=== Stated exercise ===
Find every line with the word "matplotlib" and give their count, nothing else.

=== Data provided ===
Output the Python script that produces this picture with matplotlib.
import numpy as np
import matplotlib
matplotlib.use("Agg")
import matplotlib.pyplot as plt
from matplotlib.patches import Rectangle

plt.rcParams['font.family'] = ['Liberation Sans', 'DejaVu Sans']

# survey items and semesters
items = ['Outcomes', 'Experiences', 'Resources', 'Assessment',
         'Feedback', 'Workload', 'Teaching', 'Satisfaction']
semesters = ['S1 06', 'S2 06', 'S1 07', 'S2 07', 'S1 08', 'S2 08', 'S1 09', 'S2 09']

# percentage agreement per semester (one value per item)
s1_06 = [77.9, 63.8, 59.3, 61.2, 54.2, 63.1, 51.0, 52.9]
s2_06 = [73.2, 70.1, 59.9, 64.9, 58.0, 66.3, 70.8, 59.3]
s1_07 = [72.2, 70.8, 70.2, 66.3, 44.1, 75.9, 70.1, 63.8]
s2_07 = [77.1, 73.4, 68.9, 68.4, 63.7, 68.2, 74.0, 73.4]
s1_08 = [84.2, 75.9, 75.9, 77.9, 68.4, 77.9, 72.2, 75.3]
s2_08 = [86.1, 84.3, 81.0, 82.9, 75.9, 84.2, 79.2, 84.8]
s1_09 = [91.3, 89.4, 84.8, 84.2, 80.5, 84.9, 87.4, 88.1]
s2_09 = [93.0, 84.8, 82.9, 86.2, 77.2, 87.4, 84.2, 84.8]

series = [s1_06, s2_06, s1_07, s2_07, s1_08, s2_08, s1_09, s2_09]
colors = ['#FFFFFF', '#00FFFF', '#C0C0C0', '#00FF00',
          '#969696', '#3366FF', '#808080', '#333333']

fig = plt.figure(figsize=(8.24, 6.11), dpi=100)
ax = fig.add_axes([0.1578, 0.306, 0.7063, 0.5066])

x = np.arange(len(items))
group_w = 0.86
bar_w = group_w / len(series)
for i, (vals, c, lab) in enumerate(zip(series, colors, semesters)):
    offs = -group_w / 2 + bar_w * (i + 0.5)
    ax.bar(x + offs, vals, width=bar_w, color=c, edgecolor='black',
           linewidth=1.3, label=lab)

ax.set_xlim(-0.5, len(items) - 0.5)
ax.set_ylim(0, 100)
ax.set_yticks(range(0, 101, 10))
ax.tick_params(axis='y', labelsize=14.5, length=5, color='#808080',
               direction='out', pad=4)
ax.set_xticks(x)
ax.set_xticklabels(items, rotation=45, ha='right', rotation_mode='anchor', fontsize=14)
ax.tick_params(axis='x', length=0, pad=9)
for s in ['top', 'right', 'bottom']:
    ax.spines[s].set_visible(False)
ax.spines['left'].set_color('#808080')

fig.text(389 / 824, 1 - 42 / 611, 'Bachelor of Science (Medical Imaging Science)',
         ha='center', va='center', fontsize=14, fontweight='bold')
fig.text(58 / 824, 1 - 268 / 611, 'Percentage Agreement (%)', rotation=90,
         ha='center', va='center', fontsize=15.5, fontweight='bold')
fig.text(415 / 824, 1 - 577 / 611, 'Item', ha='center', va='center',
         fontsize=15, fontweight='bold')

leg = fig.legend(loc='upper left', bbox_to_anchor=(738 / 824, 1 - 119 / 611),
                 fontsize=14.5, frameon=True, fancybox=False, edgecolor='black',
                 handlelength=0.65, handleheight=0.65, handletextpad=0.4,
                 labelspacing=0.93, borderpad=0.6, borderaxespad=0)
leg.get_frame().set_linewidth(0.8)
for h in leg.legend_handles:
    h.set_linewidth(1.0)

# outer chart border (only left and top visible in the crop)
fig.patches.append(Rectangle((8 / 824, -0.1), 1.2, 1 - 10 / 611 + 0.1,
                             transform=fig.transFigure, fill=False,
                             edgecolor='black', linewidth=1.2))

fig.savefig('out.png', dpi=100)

=== The answer ===
5